EXERCISE TASK
In the data below, locate the line containing "What matplotlib code" and the line containing "clay_rmse = [0.882, 0.88, 0.889, 0.938]", then retype both and everything between them exactly. Pictures are not part of the copy.

Charts and diagrams as code
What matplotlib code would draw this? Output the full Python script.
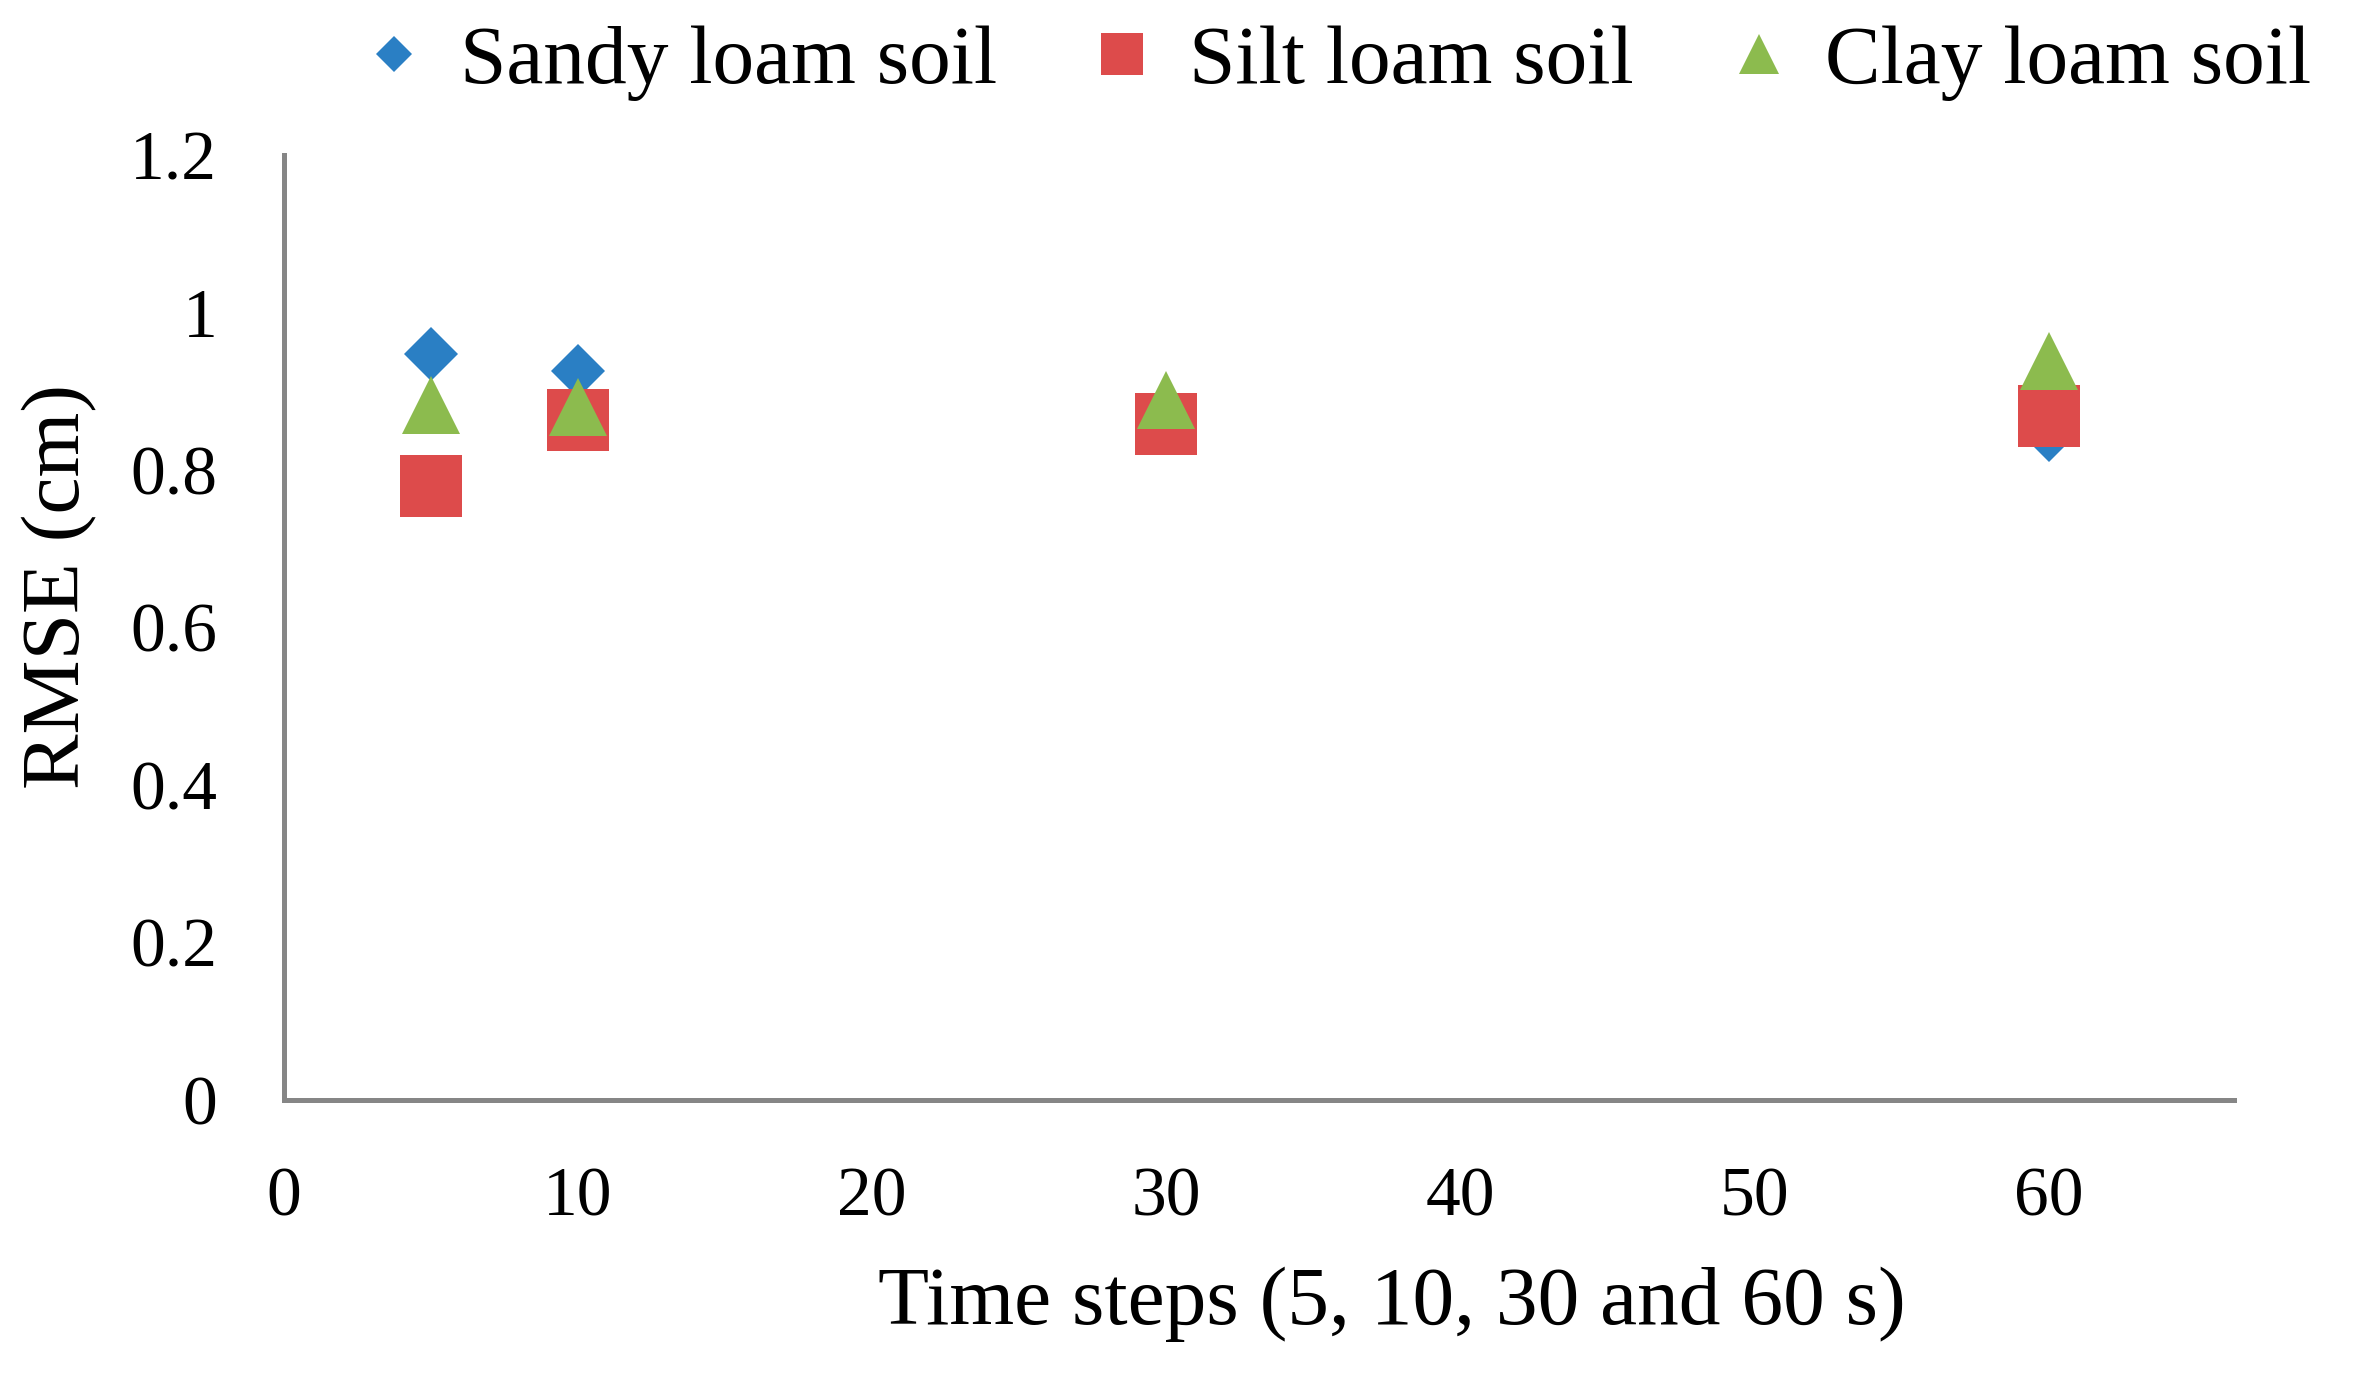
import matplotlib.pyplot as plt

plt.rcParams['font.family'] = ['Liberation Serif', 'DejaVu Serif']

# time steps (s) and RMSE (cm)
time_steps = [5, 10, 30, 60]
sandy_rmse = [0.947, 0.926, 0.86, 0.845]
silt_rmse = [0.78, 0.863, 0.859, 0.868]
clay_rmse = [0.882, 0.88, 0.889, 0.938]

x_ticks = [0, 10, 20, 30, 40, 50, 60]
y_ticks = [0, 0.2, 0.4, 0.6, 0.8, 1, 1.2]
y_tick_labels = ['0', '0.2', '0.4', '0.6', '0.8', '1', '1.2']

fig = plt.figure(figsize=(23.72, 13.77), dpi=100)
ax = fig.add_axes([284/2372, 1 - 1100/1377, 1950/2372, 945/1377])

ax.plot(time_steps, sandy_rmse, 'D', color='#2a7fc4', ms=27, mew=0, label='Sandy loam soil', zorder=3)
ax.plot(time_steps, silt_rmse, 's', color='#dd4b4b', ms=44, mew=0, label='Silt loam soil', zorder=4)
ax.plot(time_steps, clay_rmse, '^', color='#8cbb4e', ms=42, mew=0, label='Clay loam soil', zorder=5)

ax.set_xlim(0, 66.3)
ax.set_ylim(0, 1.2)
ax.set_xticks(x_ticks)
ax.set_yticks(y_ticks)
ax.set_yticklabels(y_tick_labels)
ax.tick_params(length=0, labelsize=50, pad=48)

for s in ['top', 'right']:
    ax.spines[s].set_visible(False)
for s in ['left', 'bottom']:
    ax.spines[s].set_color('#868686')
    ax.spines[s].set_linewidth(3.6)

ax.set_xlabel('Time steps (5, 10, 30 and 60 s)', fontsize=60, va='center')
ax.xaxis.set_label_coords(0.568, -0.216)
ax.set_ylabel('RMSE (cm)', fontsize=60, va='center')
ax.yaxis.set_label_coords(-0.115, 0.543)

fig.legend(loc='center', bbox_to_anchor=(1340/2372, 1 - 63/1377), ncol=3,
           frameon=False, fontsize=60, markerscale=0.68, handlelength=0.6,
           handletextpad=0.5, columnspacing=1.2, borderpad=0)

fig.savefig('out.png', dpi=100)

* * *

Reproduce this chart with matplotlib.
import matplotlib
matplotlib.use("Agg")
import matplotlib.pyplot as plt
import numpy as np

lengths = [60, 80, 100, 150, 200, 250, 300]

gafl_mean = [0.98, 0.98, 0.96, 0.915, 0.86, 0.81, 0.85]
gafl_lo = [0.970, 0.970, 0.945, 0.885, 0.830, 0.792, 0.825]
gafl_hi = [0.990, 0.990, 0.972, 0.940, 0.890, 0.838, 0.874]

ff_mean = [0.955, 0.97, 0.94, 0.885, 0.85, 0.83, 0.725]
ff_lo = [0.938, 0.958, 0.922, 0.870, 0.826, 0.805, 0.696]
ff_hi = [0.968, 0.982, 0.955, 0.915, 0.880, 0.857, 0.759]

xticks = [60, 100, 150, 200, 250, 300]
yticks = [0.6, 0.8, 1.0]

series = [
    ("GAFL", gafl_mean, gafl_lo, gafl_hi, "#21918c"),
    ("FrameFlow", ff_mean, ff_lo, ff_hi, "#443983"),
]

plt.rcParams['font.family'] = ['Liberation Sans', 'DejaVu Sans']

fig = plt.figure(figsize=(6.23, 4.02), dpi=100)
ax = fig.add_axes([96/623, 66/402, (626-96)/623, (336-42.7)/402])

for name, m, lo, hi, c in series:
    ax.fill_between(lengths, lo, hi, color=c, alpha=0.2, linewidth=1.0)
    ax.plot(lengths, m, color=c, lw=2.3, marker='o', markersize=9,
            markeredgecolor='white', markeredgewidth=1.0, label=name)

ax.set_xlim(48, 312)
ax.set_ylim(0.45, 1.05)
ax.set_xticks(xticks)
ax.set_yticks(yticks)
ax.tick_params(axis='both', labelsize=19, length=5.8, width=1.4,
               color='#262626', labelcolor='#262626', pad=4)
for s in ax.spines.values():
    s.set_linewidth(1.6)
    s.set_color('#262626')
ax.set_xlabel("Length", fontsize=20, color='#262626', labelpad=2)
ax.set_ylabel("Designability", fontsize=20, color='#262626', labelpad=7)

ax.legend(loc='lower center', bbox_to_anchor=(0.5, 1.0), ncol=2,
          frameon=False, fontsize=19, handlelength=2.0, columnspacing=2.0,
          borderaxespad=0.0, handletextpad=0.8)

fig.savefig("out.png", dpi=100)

THE SOLUTION
What matplotlib code would draw this? Output the full Python script.
import matplotlib.pyplot as plt

plt.rcParams['font.family'] = ['Liberation Serif', 'DejaVu Serif']

# time steps (s) and RMSE (cm)
time_steps = [5, 10, 30, 60]
sandy_rmse = [0.947, 0.926, 0.86, 0.845]
silt_rmse = [0.78, 0.863, 0.859, 0.868]
clay_rmse = [0.882, 0.88, 0.889, 0.938]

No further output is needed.